Was it all in your head? Because your body was waiting to return to this routine. It knows that it felt right here as everything has changed there. 

You are not the same. 

And it is not a bad thing. 

Thursday, March 26, 2015

I finished another book today. 

I flipped back to be sure that I was done with it. 

And now I look forward to another book, a new story and a different ending. 

I walked on to a new adventure just like I always do. And I cannot wait to see what awaits on this new page. The fact that I will always be the author makes this whole chase enticing. 

Monday, February 23, 2015

Another door slams
Another tear drop
The same defeat and defense 
You didn't know it was too much
You didn't know it was enough 
You find yourself hiding under covers 

Writing

Again to yourself

To write it out
So that it won't be too much
And that it would be enough

Just for tonight 

No one knows 

Wednesday, January 14, 2015

All you needed to do was to take the next step. Put down that bag. Unexpecting anything. 

And there at your door step you felt the first wave of forgiveness and understanding. 

It will be ok. Somehow. 
Difficult it is to go through the day where everything and everyone is a challenge and battle. They demand to be heard and answered. The tears of yesterday still lingers on the lines of your face and the remains hides behind your lids temporarily, ever ready to fall. The word of thanks no longer leaves an imprint. And the weight on your shoulders have left you on the floor. 

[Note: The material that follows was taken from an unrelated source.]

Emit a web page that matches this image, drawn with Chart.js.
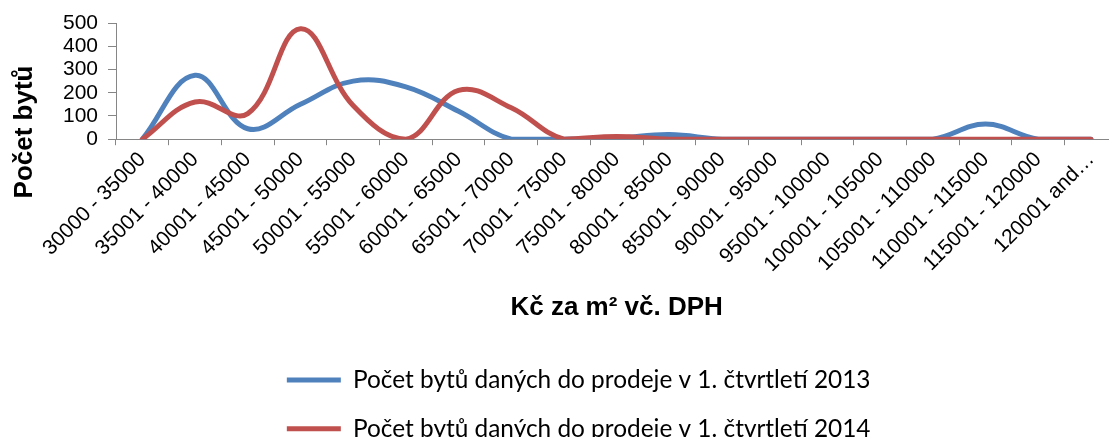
<!DOCTYPE html>
<html>
<head>
<meta charset="utf-8">
<script src="https://cdn.jsdelivr.net/npm/chart.js@4/dist/chart.umd.min.js"></script>
<style>
    html, body { margin: 0; padding: 0; overflow: hidden; background: #fff; }
    #wrap { width: 1130px; height: 451px; }
</style>
</head>
<body>
<div id="wrap"><canvas id="grafico" width="1130" height="451"></canvas></div>
<script>
const categorias = [
    "30000 - 35000", "35001 - 40000", "40001 - 45000", "45001 - 50000",
    "50001 - 55000", "55001 - 60000", "60001 - 65000", "65001 - 70000",
    "70001 - 75000", "75001 - 80000", "80001 - 85000", "85001 - 90000",
    "90001 - 95000", "95001 - 100000", "100001 - 105000", "105001 - 110000",
    "110001 - 115000", "115001 - 120000", "120001 and\u2026"
];
const byty2013 = [0, 275, 45, 150, 250, 225, 120, 0, 0, 5, 20, 0, 0, 0, 0, 0, 65, 0, 0];
const byty2014 = [0, 160, 110, 475, 145, 0, 210, 135, 0, 12, 0, 0, 0, 0, 0, 0, 0, 0, 0];
const ticksY = [0, 100, 200, 300, 400, 500];

const nomeSerie2013 = "Počet bytů daných do prodeje v 1. čtvrtletí 2013";
const nomeSerie2014 = "Počet bytů daných do prodeje v 1. čtvrtletí 2014";
const tituloX = "Kč za m\u00b2 vč. DPH";
const tituloY = "Počet bytů";

const AZUL = "#4F81BD";
const VERMELHO = "#C0504D";
const CINZA = "#868686";
const fonteArial = '"Liberation Sans", Arial, sans-serif';

// titulo do eixo Y fica mais baixo que o centro do eixo, como no original
const pluginTituloY = {
    id: "tituloY",
    afterDraw(chart) {
        const ctx = chart.ctx;
        ctx.save();
        ctx.translate(25, 132);
        ctx.rotate(-Math.PI / 2);
        ctx.font = "bold 26px " + fonteArial;
        ctx.fillStyle = "#000";
        ctx.textAlign = "center";
        ctx.textBaseline = "middle";
        ctx.fillText(tituloY, 0, 0);
        ctx.restore();
    }
};

function serie(label, dados, cor, ordem) {
    return {
        label: label,
        data: dados,
        borderColor: cor,
        backgroundColor: cor,
        borderWidth: 5,
        borderCapStyle: "round",
        borderJoinStyle: "round",
        pointRadius: 0,
        pointHoverRadius: 0,
        pointStyle: "line",
        tension: 0.4,
        fill: false,
        order: ordem
    };
}

new Chart(document.querySelector("#grafico"), {
    type: "line",
    data: {
        labels: categorias,
        datasets: [
            serie(nomeSerie2013, byty2013, AZUL, 1),
            serie(nomeSerie2014, byty2014, VERMELHO, 0)
        ]
    },
    options: {
        responsive: false,
        animation: false,
        layout: { padding: { top: 23, right: 12.7, bottom: 0, left: 40 } },
        plugins: {
            tooltip: { enabled: false },
            legend: {
                position: "bottom",
                labels: {
                    usePointStyle: true,
                    pointStyleWidth: 54,
                    boxHeight: 5,
                    padding: 24.5,
                    color: "#000",
                    font: { family: "Lato, 'Open Sans', sans-serif", size: 24.4 },
                    sort: (a, b) => a.datasetIndex - b.datasetIndex
                }
            }
        },
        scales: {
            x: {
                type: "category",
                offset: true,
                grid: {
                    offset: true,
                    drawOnChartArea: false,
                    tickLength: 6,
                    color: CINZA
                },
                border: { color: CINZA, width: 1 },
                ticks: {
                    autoSkip: false,
                    maxRotation: 45,
                    minRotation: 45,
                    padding: 2,
                    color: "#000",
                    font: { family: fonteArial, size: 21 }
                },
                title: {
                    display: true,
                    text: tituloX,
                    color: "#000",
                    font: { family: fonteArial, size: 26, weight: "bold" },
                    padding: { top: 0, bottom: 20 }
                },
                afterFit(scale) { scale.height = 204; }
            },
            y: {
                min: 0,
                max: 500,
                afterBuildTicks(scale) { scale.ticks = ticksY.map(v => ({ value: v })); },
                grid: {
                    drawOnChartArea: false,
                    tickLength: 8,
                    color: CINZA
                },
                border: { color: CINZA, width: 1 },
                ticks: {
                    autoSkip: false,
                    padding: 10,
                    color: "#000",
                    font: { family: fonteArial, size: 21 }
                },
                afterFit(scale) { scale.width = 76; }
            }
        }
    },
    plugins: [pluginTituloY]
});
</script>
</body>
</html>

The same blank notification is silent and neglecting. It resounds the fact that you are forgotten and one sided all along. 

Why do you feel insignificant, standing facing the wind alone.
Often damages made are by unthought words being said. 

Saying "sorry" merely sends the message to the mind. 

But the heart refuses to listen and clutches on the gapping knife pierced hole with feeble attempt to stop the bleeding and suffocating feeling of hurt. 

It is less rationale and much more fragile than the mind. 

To repair or soothe the heart means attempting to restore that level of trust again, strong enough to withstand another blow most often by you.